Om het nog eens anders te formuleren: in de interpretatie van Müller bestaat er geen economisch evenwicht. De gemiddelde winstvoet is simpelweg een gemiddelde, en niet een evenwichts-waarde. De dalende winstvoet dwingt tot sprongen in de innovaties, die het kapitaal wijzigen in samenstelling en waarde. De dalende winstvoet is tegelijk een effect van de lange termijn en de oorzaak van crises. Dien ten gevolge keren de recessies regelmatig terug, tot ongenoegen van de ondernemers. Mooi weer en geen haring, zei de buisman.

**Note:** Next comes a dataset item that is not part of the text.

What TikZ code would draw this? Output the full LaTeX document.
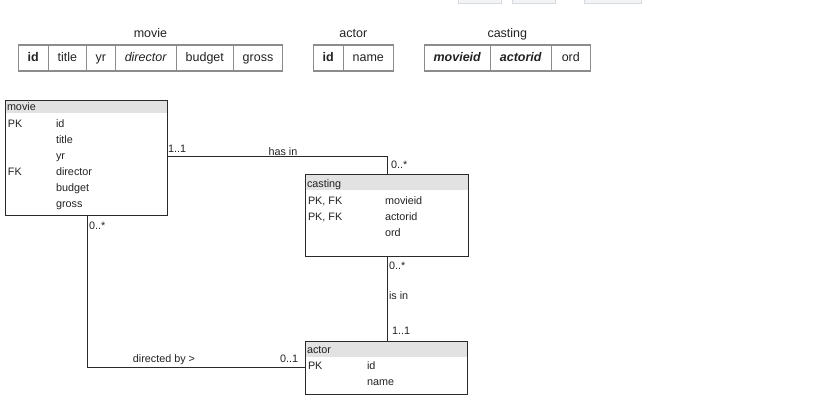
\documentclass[tikz,border=0pt]{standalone}
\usepackage{fontspec}
\setmainfont{Liberation Sans}
\begin{document}
\begin{tikzpicture}[x=1pt,y=-1pt,
  every node/.style={inner sep=0pt,outer sep=0pt},
  cell/.style={draw=tablegray,line width=1.1pt,minimum height=26pt,anchor=north west,
    text height=9.2pt,text depth=2.6pt,font=\fontsize{12.5}{14}\selectfont,text=textdark},
  tabtitle/.style={font=\fontsize{12.5}{14}\selectfont,text=textdark,text height=9.2pt,text depth=2.6pt},
  entity/.style={draw=boxline,line width=0.9pt,anchor=north west},
  etext/.style={font=\fontsize{10.8}{12}\selectfont,text=textdark,anchor=west,text height=7.9pt,text depth=2.3pt,yshift=-1.3pt},
  link/.style={draw=boxline,line width=0.9pt},
  card/.style={font=\fontsize{10.8}{12}\selectfont,text=textdark,text height=7.9pt,text depth=2.3pt,yshift=-1.3pt}
]
\definecolor{tablegray}{HTML}{8C8C8C}
\definecolor{textdark}{HTML}{222222}
\definecolor{boxline}{HTML}{2A2A2A}
\definecolor{headgray}{HTML}{E2E2E2}
\definecolor{tabfrag}{HTML}{F3F4F6}
\definecolor{fragline}{HTML}{D8DADF}

\useasboundingbox (0,0) rectangle (838,406);
\clip (0,0) rectangle (838,406);

% toolbar buttons cut off at the top edge
\draw[fragline,fill=tabfrag] (458,-12) rectangle (501.5,3);
\draw[fragline,fill=tabfrag] (512.5,-12) rectangle (555.5,3);
\draw[fragline,fill=tabfrag] (584.5,-12) rectangle (641.5,3);

% ---------- relational schema tables ----------
\node[tabtitle] (tmovie) at (150.5,34) {movie};
\node[cell,minimum width=30pt] (m1) at (18.3,45) {\textbf{id}};
\node[cell,minimum width=38pt] (m2) at (48.3,45) {title};
\node[cell,minimum width=29pt] (m3) at (86.3,45) {yr};
\node[cell,minimum width=61pt] (m4) at (115.3,45) {\textit{director}};
\node[cell,minimum width=57pt] (m5) at (176.3,45) {budget};
\node[cell,minimum width=49.4pt] (m6) at (233.3,45) {gross};

\node[tabtitle] (tactor) at (353.3,34) {actor};
\node[cell,minimum width=30pt] (a1) at (313.3,45) {\textbf{id}};
\node[cell,minimum width=50pt] (a2) at (343.3,45) {name};

\node[tabtitle] (tcasting) at (507.3,34) {casting};
\node[cell,minimum width=66pt] (c1) at (424.3,45) {\textbf{\textit{movieid}}};
\node[cell,minimum width=61pt] (c2) at (490.3,45) {\textbf{\textit{actorid}}};
\node[cell,minimum width=39pt] (c3) at (551.3,45) {ord};

% ---------- entity boxes ----------
% movie
\fill[headgray] (5,100) rectangle (167,113);
\node[entity,minimum width=162pt,minimum height=115pt] (movie) at (5,100) {};
\node[etext] (mh) at (7,106) {movie};
\node[etext] (mpk) at (8,123) {PK};
\node[etext] (mid) at (56,123) {id};
\node[etext] (mtitle) at (56,139) {title};
\node[etext] (myr) at (56,155) {yr};
\node[etext] (mfk) at (8,171) {FK};
\node[etext] (mdir) at (56,171) {director};
\node[etext] (mbud) at (56,187) {budget};
\node[etext] (mgross) at (56,203) {gross};

% casting
\fill[headgray] (305,174) rectangle (468,190);
\node[entity,minimum width=163pt,minimum height=82pt] (casting) at (305,174) {};
\node[etext] (ch) at (307,183) {casting};
\node[etext] (cpk1) at (308,200) {PK, FK};
\node[etext] (cmid) at (385,200) {movieid};
\node[etext] (cpk2) at (308,216) {PK, FK};
\node[etext] (caid) at (385,216) {actorid};
\node[etext] (cord) at (385,232) {ord};

% actor
\fill[headgray] (305,341) rectangle (467,357);
\node[entity,minimum width=162pt,minimum height=53pt] (actor) at (305,341) {};
\node[etext] (ah) at (307,349) {actor};
\node[etext] (apk) at (308,365) {PK};
\node[etext] (aid) at (367,365) {id};
\node[etext] (aname) at (367,381) {name};

% ---------- relationships ----------
\draw[link] ([yshift=-56pt]movie.north east) -| ([xshift=82pt]casting.north west);
\node[card,anchor=west] (c11a) at (168,148) {1..1};
\node[card] (lhasin) at (283,151) {has in};
\node[card,anchor=west] (c0sa) at (391,164) {0..*};

\draw[link] ([xshift=82pt]casting.south west) -- ([xshift=82pt]actor.north west);
\node[card,anchor=west] (c0sb) at (389,265) {0..*};
\node[card,anchor=west] (lisin) at (389,295) {is in};
\node[card,anchor=west] (c11b) at (392,330) {1..1};

\draw[link] ([xshift=82pt]movie.south west) |- ([yshift=-26.5pt]actor.north west);
\node[card,anchor=west] (c0sc) at (89,225) {0..*};
\node[card] (ldir) at (164,358) {directed by >};
\node[card,anchor=west] (c01) at (280,358) {0..1};
\end{tikzpicture}
\end{document}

Op de valreep vat uw recensent nog eens samen: Die Marxsche Konjunkturtheorie is een veelzijdig werk. De formules vergroten de toegankelijkheid van de theorie van Marx, ook voor beginners. De talrijke verwijzingen naar andere paradigma's (neoklassiek, keynesiaans, neoricardiaans) zullen vooral de gevorderde economen aanspreken. De gepresenteerde interpretatie van de conjunctuur-theorie poogt om de marxistische verdeeldheid rigoreus te doorbreken. De uitgebreide argumentatie van Müller (460 pagina's) maakt haar aannemelijk, waardoor zij wetenschappelijk op gelijke voet komt met de andere paradigma's.
Er is altijd wat om over te vallen. Jammer genoeg blijven sommige aspecten van de theorie van Marx onderbelicht. Müller wil niet de ruilverhoudingen tussen de afdelingen schematiseren, omdat daarbij een evenwicht moet worden verondersteld. Die keuze plaatst een deel van de theorie van Marx buiten spel. Ook maakt hij zich niet druk over de vaak gehoorde kritiek op de marxistische transformatie van product-waarden in prijzen. Müller vindt het sop de kool niet waard, omdat de kritiek alleen opgaat voor evenwichts-toestanden. Als je de evenwichts-modellen afwijst, dan valt de kritiek in duigen en verdwijnt ook het transformatie-probleem. Toch vindt uw recensent dit wat onbevredigdend. Immers het impliceert, dat de prijs-transformatie van Marx onbruikbaar is, zodra de economie evenwichtig wordt7.